A “pequena cereja” no bolo do empreendedorismo português
Fundador da conferência Web Summit diz que as bases do ecossistema de startups em Portugal "estão construídas há muito tempo".
Os dados estão lançados: há capital de risco, há um ecossistema de empreendedores, incubadoras e programas de aceleração, há startups que já angariaram financiamento internacional, e ainda conferências e encontros em abundância. Os frutos – startups que se transformem em grandes empresas internacionais e que permitam que haja investimento noutros projectos – começarão a surgir a médio prazo. Estas foram ideias transversais ao discurso de investidores, empreendedores e responsáveis públicos que se reuniram nesta quinta-feira, em Lisboa, numa conferência motivada pela Web Summit, um enorme evento dedicado a empreendedorismo tecnológico, que terá este ano a sua primeira edição em Portugal.
Foi o próprio fundador da Web Summit, Paddy Cosgrave, a relativizar o peso do evento, cujo número de participantes tem vindo a crescer e que em Novembro levou cerca de 42 mil pessoas a Dublin, segundo números da organização. “A Web Summit são três dias e quatro noites. O que é importante e fundamental é que as bases [em Portugal] estão construídas há muito tempo”, afirmou. “A Web Summit é uma pequena cereja no topo do bolo. Mas o bolo já foi feito pelas pessoas nesta sala.”
Pela sala, numa conferência promovida pela AICEP (uma agência estatal de captação de investimento) e pela câmara de Lisboa, passaram muitos outros elogios ao percurso do empreendedorismo tecnológico português nos anos recentes. O secretário de Estado da Indústria, João Vasconcelos (que antes de assumir o cargo dirigia a incubadora Startup Lisboa), falou numa “nova geração de empresários que apostam com visão e criatividade”, classificou a capital como estando na linha da frente das cidades abertas a projectos tecnológicos e argumentou que esta "é a primeira revolução industrial" em que a localização geográfica não será relevante.
As intervenções ao longo da conferência, apesar de optimistas, mostraram alguma contenção. Parece afastada a ideia – que em tempos se ouvia com frequência – de transformar Portugal num “Silicon Valley” ou numa “costa oeste” da Europa. Marco Fernandes, o presidente da Portugal Ventures (a sociedade de capital de risco do Estado), afirmou que “ninguém pode acreditar que se transforma Portugal num Silicon Valley”. Mas lembrou que algumas startups “já fizeram rondas grandes de financiamento” e disse esperar “casos concretos” de sucesso no período de cinco a dez anos.

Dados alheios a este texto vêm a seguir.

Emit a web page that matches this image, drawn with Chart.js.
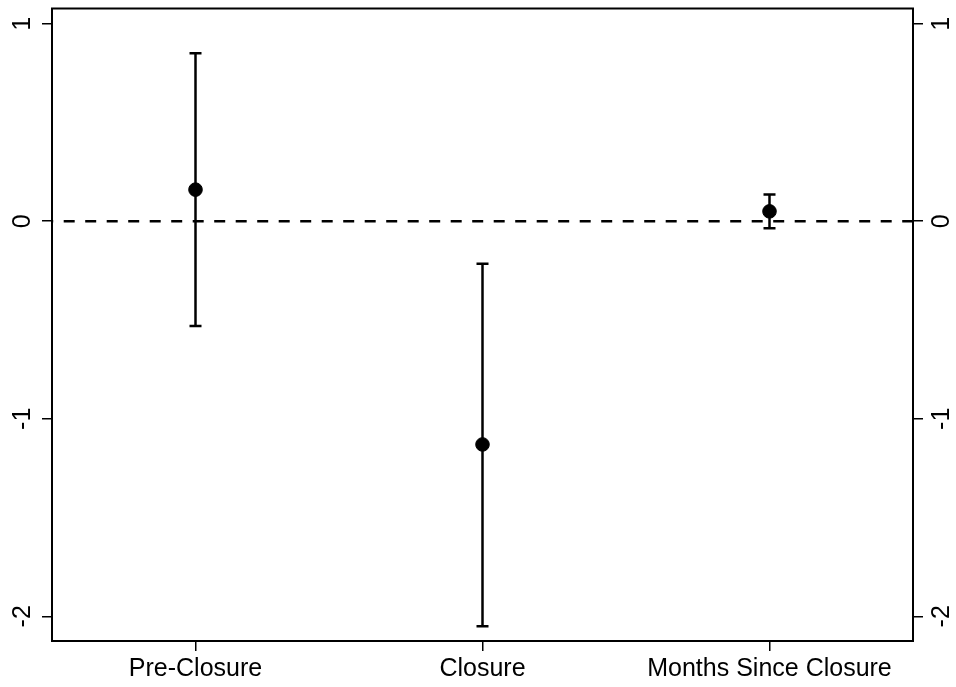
<!DOCTYPE html>
<html>
<head>
<meta charset="utf-8">
<title>Coefficient plot</title>
<script src="https://cdn.jsdelivr.net/npm/chart.js@4/dist/chart.umd.min.js"></script>
<style>
  html, body { margin: 0; padding: 0; background: #ffffff; }
  canvas { display: block; }
</style>
</head>
<body>
<canvas id="c" width="956" height="687"></canvas>
<script>
// Point estimates with 95% confidence intervals
const categories = ['Pre-Closure', 'Closure', 'Months Since Closure'];
const estimates  = [0.16, -1.13, 0.05];
const ciLower    = [-0.53, -2.05, -0.035];
const ciUpper    = [0.85, -0.215, 0.135];
const yTicks     = [-2, -1, 0, 1];
const xTicks     = [1, 2, 3];

const FONT = { family: '"Liberation Sans", Arial, Helvetica, sans-serif', size: 25 };
const INK = '#000000';

const pointData = estimates.map((v, i) => ({ x: i + 1, y: v }));
const ciData = [];
categories.forEach((_, i) => {
  ciData.push({ x: i + 1, y: ciLower[i] });
  ciData.push({ x: i + 1, y: ciUpper[i] });
  ciData.push({ x: i + 1, y: null });
});

// frame around the plotting region
const framePlugin = {
  id: 'frame',
  afterDatasetsDraw(chart) {
    const a = chart.chartArea, ctx = chart.ctx;
    ctx.save();
    ctx.strokeStyle = INK;
    ctx.lineWidth = 2;
    ctx.strokeRect(a.left, a.top, a.right - a.left, a.bottom - a.top);
    ctx.restore();
  }
};

// fixed axis sizes, no extra room for overhanging labels
function fixedSize(prop, size) {
  return s => {
    s[prop] = size;
    s.paddingTop = 0; s.paddingBottom = 0;
    s.paddingLeft = 0; s.paddingRight = 0;
  };
}

const yTickOpts = {
  color: INK,
  font: FONT,
  minRotation: 90,
  maxRotation: 90,
  crossAlign: 'center',
  padding: 8
};

new Chart(document.getElementById('c'), {
  type: 'scatter',
  data: {
    datasets: [
      {
        label: 'Estimate',
        data: pointData,
        order: 0,
        pointRadius: 6.8,
        pointBackgroundColor: INK,
        pointBorderColor: INK,
        pointBorderWidth: 1,
        showLine: false
      },
      {
        label: '95% CI',
        data: ciData,
        order: 1,
        showLine: true,
        spanGaps: false,
        borderColor: INK,
        borderWidth: 2.5,
        pointStyle: 'line',
        pointRadius: 6,
        pointBorderWidth: 2.5,
        pointBorderColor: INK,
        pointBackgroundColor: INK
      },
      {
        label: 'Zero',
        data: [{ x: 0.5, y: 0 }, { x: 3.5, y: 0 }],
        order: 2,
        showLine: true,
        borderColor: INK,
        borderWidth: 2.5,
        borderDash: [11, 10.5],
        borderDashOffset: 9.8,
        pointRadius: 0
      }
    ]
  },
  options: {
    responsive: false,
    devicePixelRatio: 1,
    animation: false,
    layout: { padding: { top: 7, left: 0, right: 0, bottom: 0 } },
    plugins: { legend: { display: false }, tooltip: { enabled: false } },
    scales: {
      x: {
        type: 'linear',
        min: 0.5,
        max: 3.5,
        afterBuildTicks: s => { s.ticks = xTicks.map(v => ({ value: v })); },
        afterFit: fixedSize('height', 46),
        border: { display: true, color: INK, width: 2 },
        grid: { drawOnChartArea: false, drawTicks: true, tickLength: 10, color: INK, lineWidth: 1.5 },
        ticks: {
          color: INK,
          font: FONT,
          maxRotation: 0,
          autoSkip: false,
          padding: 3,
          callback: v => categories[Math.round(v) - 1] || ''
        }
      },
      y: {
        type: 'linear',
        position: 'left',
        min: -2.125,
        max: 1.077,
        afterBuildTicks: s => { s.ticks = yTicks.map(v => ({ value: v })); },
        afterFit: fixedSize('width', 52),
        border: { display: true, color: INK, width: 2 },
        grid: { drawOnChartArea: false, drawTicks: true, tickLength: 10, color: INK, lineWidth: 1.5 },
        ticks: yTickOpts
      },
      y2: {
        type: 'linear',
        position: 'right',
        min: -2.125,
        max: 1.077,
        afterBuildTicks: s => { s.ticks = yTicks.map(v => ({ value: v })); },
        afterFit: fixedSize('width', 43),
        border: { display: true, color: INK, width: 2 },
        grid: { drawOnChartArea: false, drawTicks: true, tickLength: 10, color: INK, lineWidth: 1.5 },
        ticks: yTickOpts
      }
    }
  },
  plugins: [framePlugin]
});
</script>
</body>
</html>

Na mesma linha, o investidor Alexandre Barbosa, que gere a empresa de capital de risco Faber Ventures, disse serem precisos tipicamente sete a dez anos para uma startup de base tecnológica “gerar um evento de liquidez” – ou seja, ser vendida ou entrar em bolsa. “Se há três ou quatro anos não havia nada, estamos a um terço ou a meio desse processo”. Já Stephen Morais, administrador da Caixa Capital (o braço de investimento de risco da Caixa Geral de Depósitos), lembrou que “a transformação de startups em grandes empresas vai acontecer em muito poucos casos”. Mas fez questão de classificar este desfecho como algo normal”. E afirmou que os empreendedores portugueses estão ganhar reconhecimento, e a atrair a atenção de capital, no estrangeiro.
A dimensão da Web Summit ajudará a pôr Portugal sob os holofotes do sector: nasceu em Dublin em 2010, com apenas algumas centenas de pessoas, e evoluiu em poucos anos para um evento com milhares de participantes e fama global. No ano passado, decidiu mudar-se se para Lisboa, pelo menos até 2018, num acordo anunciado pelo anterior Governo e que implica um apoio público de 1,3 milhões de euros. Cosgrave justificou na altura a escolha da capital portuguesa com o crescimento do ecossistema de startups e, sobretudo, com questões logísticas, desde a qualidade dos espaços à disponibilidade hoteleira. O evento decorrerá em Novembro, na Feira Internacional de Lisboa e no Meo Arena.